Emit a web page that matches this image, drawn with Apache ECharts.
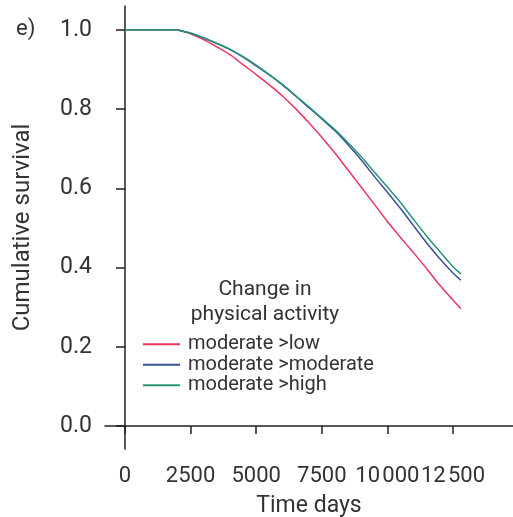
<!DOCTYPE html>
<html>
<head>
<meta charset="utf-8">
<script src="https://cdn.jsdelivr.net/npm/echarts@6/dist/echarts.min.js"></script>
<style>html,body{margin:0;padding:0;background:#fff}#c{width:513px;height:517px}</style>
</head>
<body>
<div id="c"></div>
<script>
var days = [0, 2000, 2100, 2500, 3000, 3500, 4000, 4500, 5000, 5500, 6000, 6500, 7000, 7500, 8000, 8500, 9000, 9500, 10000, 10500, 11000, 11500, 12000, 12500, 12800];
var lowSurv = [1.0, 1.0, 0.998, 0.99, 0.975, 0.957, 0.937, 0.912, 0.887, 0.861, 0.833, 0.801, 0.766, 0.729, 0.689, 0.646, 0.603, 0.560, 0.516, 0.476, 0.437, 0.397, 0.355, 0.318, 0.296];
var modSurv = [1.0, 1.0, 0.998, 0.991, 0.979, 0.965, 0.950, 0.931, 0.909, 0.886, 0.861, 0.833, 0.804, 0.775, 0.745, 0.710, 0.672, 0.630, 0.590, 0.549, 0.505, 0.462, 0.422, 0.386, 0.368];
var highSurv = [1.0, 1.0, 0.998, 0.992, 0.980, 0.966, 0.951, 0.932, 0.911, 0.887, 0.862, 0.834, 0.806, 0.777, 0.748, 0.715, 0.680, 0.641, 0.603, 0.564, 0.521, 0.479, 0.440, 0.402, 0.384];
var xTicks = [0, 2500, 5000, 7500, 10000, 12500];
var xTickLabels = ['0', '2500', '5000', '7500', '10\u200A000', '12\u200A500'];
var yTicks = [0, 0.2, 0.4, 0.6, 0.8, 1.0];
var seriesNames = ['moderate >low', 'moderate >moderate', 'moderate >high'];
var colors = ['#e8365c', '#3d4f9f', '#2a9477'];

function pairs(v){ return days.map(function(d,i){ return [d, v[i]]; }); }
var font = 'Roboto, "DejaVu Sans", sans-serif';
var txt = '#333';
var chart = echarts.init(document.getElementById('c'), null, {renderer: 'canvas'});
chart.setOption({
  animation: false,
  color: colors,
  grid: {left: 105, right: 0, top: 6, bottom: 68, containLabel: false, outerBoundsMode: 'none'},
  xAxis: {
    type: 'value', min: -762, max: 14787,
    name: 'Time days', nameLocation: 'middle', nameGap: 46,
    nameTextStyle: {fontFamily: font, fontSize: 23, color: txt},
    axisLine: {show: true, lineStyle: {color: '#222', width: 1.5}},
    axisTick: {show: true, customValues: xTicks, length: 8, lineStyle: {color: '#222', width: 1.5}},
    axisLabel: {customValues: xTicks, margin: 16, hideOverlap: false, showMinLabel: null, showMaxLabel: null,
      fontFamily: font, fontSize: 22, color: txt,
      formatter: function(v){ var i = xTicks.indexOf(v); return i >= 0 ? xTickLabels[i] : ''; }},
    splitLine: {show: false}
  },
  yAxis: {
    type: 'value', min: -0.058, max: 1.06,
    name: 'Cumulative survival', nameLocation: 'middle', nameGap: 70, nameRotate: 90,
    nameTextStyle: {fontFamily: font, fontSize: 24, color: txt},
    axisLine: {show: true, lineStyle: {color: '#222', width: 1.5}},
    axisTick: {show: true, customValues: yTicks, length: 9, lineStyle: {color: '#222', width: 1.5}},
    axisLabel: {customValues: yTicks, margin: 13, fontFamily: font, fontSize: 23, color: txt,
      formatter: function(v){ return v.toFixed(1); }},
    splitLine: {show: false}
  },
  legend: {
    orient: 'vertical', left: 143, top: 334, itemWidth: 37, itemHeight: 2, itemGap: 0,
    icon: 'rect',
    data: seriesNames,
    textStyle: {fontFamily: font, fontSize: 20, color: txt, lineHeight: 20.5, height: 20.5, padding: [0,0,0,3]},
    padding: 0
  },
  graphic: [
    {type: 'text', left: 16, top: 18, style: {text: 'e)', fontFamily: font, fontSize: 22, fill: txt}},
    {type: 'text', x: 265, y: 302, style: {text: 'Change in\nphysical activity', fontFamily: font, fontSize: 21, lineHeight: 25, fill: txt, align: 'center', verticalAlign: 'middle'}}
  ],
  series: [
    {name: seriesNames[0], type: 'line', data: pairs(lowSurv), symbol: 'none', smooth: 0.3, lineStyle: {width: 1.5, color: colors[0]}},
    {name: seriesNames[1], type: 'line', data: pairs(modSurv), symbol: 'none', smooth: 0.3, lineStyle: {width: 1.5, color: colors[1]}},
    {name: seriesNames[2], type: 'line', data: pairs(highSurv), symbol: 'none', smooth: 0.3, lineStyle: {width: 1.5, color: colors[2]}}
  ]
});
</script>
</body>
</html>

▶ _What is expected_
Repeat exactly and only the lines from the start of the data above through the line that holds "var colors = ['#e8365c', '#3d4f9f', '#2a9477'];", inclusive. Pictures do not belong in the copy.

▶ _Correct answer_
Emit a web page that matches this image, drawn with Apache ECharts.
<!DOCTYPE html>
<html>
<head>
<meta charset="utf-8">
<script src="https://cdn.jsdelivr.net/npm/echarts@6/dist/echarts.min.js"></script>
<style>html,body{margin:0;padding:0;background:#fff}#c{width:513px;height:517px}</style>
</head>
<body>
<div id="c"></div>
<script>
var days = [0, 2000, 2100, 2500, 3000, 3500, 4000, 4500, 5000, 5500, 6000, 6500, 7000, 7500, 8000, 8500, 9000, 9500, 10000, 10500, 11000, 11500, 12000, 12500, 12800];
var lowSurv = [1.0, 1.0, 0.998, 0.99, 0.975, 0.957, 0.937, 0.912, 0.887, 0.861, 0.833, 0.801, 0.766, 0.729, 0.689, 0.646, 0.603, 0.560, 0.516, 0.476, 0.437, 0.397, 0.355, 0.318, 0.296];
var modSurv = [1.0, 1.0, 0.998, 0.991, 0.979, 0.965, 0.950, 0.931, 0.909, 0.886, 0.861, 0.833, 0.804, 0.775, 0.745, 0.710, 0.672, 0.630, 0.590, 0.549, 0.505, 0.462, 0.422, 0.386, 0.368];
var highSurv = [1.0, 1.0, 0.998, 0.992, 0.980, 0.966, 0.951, 0.932, 0.911, 0.887, 0.862, 0.834, 0.806, 0.777, 0.748, 0.715, 0.680, 0.641, 0.603, 0.564, 0.521, 0.479, 0.440, 0.402, 0.384];
var xTicks = [0, 2500, 5000, 7500, 10000, 12500];
var xTickLabels = ['0', '2500', '5000', '7500', '10\u200A000', '12\u200A500'];
var yTicks = [0, 0.2, 0.4, 0.6, 0.8, 1.0];
var seriesNames = ['moderate >low', 'moderate >moderate', 'moderate >high'];
var colors = ['#e8365c', '#3d4f9f', '#2a9477'];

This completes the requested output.